A generalized estimating equation approach would specify linear models in the following way:

$$0 = \frac{\partial g(\mathbf{X}\beta)}{\partial \beta} \mathbf{V}^{-1}\left(Y - g(\mathbf{X}\beta)\right)$$

With $\mathbf{V}$ a matrix of variances based on the fitted value (mean) given by $g(\mathbf{X}\beta)$. This approach to estimation allows one to pick a link function and mean variance relationship as with GLMs.

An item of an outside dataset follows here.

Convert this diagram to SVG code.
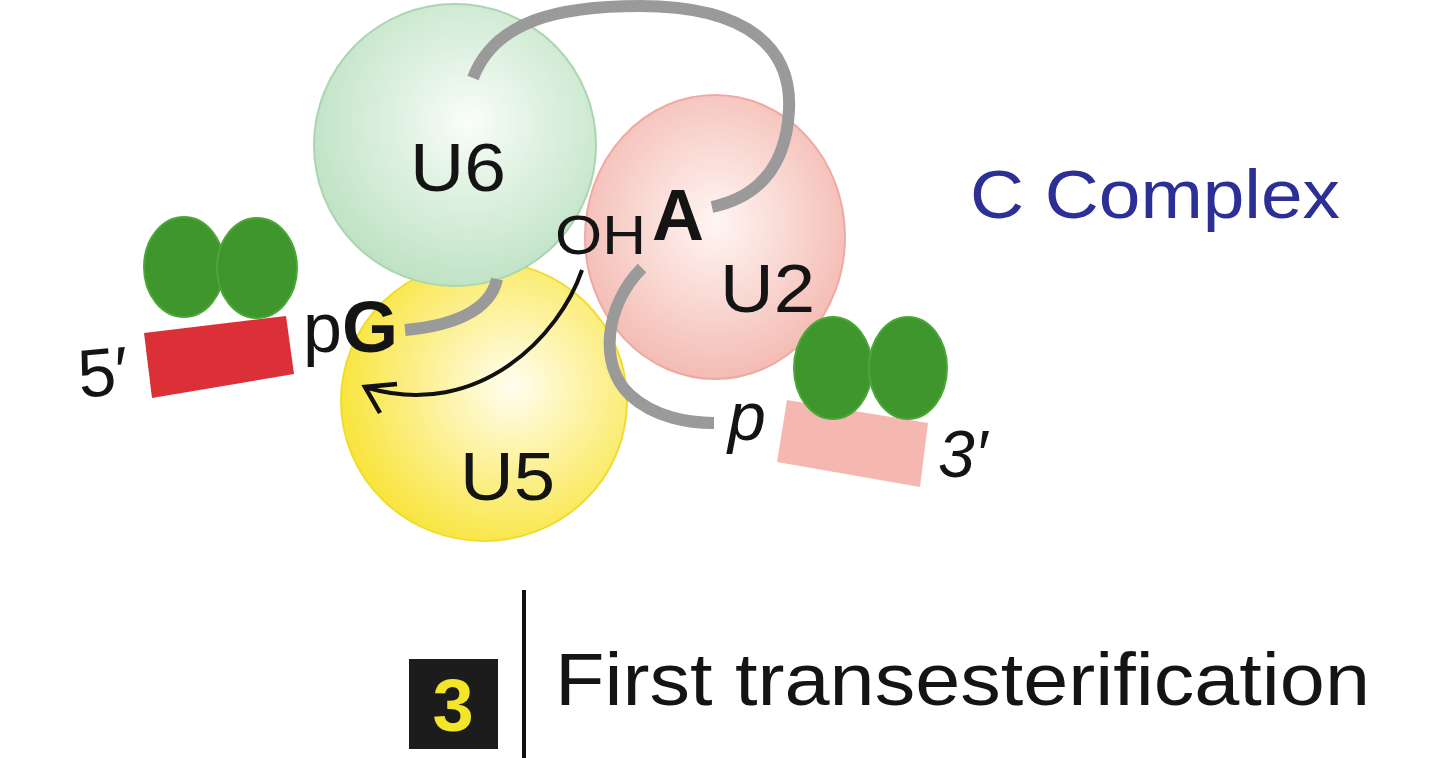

In logistic regression $g$ would be the inverse logit, and $V_{ii}$ would be given by $g(\mathbf{X}_i \beta)(1-g(\mathbf{X}\beta))$. The solutions to this estimating equation, obtained by Newton-Raphson, will yield the $\beta$ obtained from logistic regression. However a somewhat broader class of models is estimable under a similar framework. For instance, the link function can be taken to be the log of the linear predictor so that the regression coefficients are relative risks and not odds ratios. Which--given the well documented pitfalls of interpreting ORs as RRs--behooves me to ask why anyone fits logistic regression models at all anymore.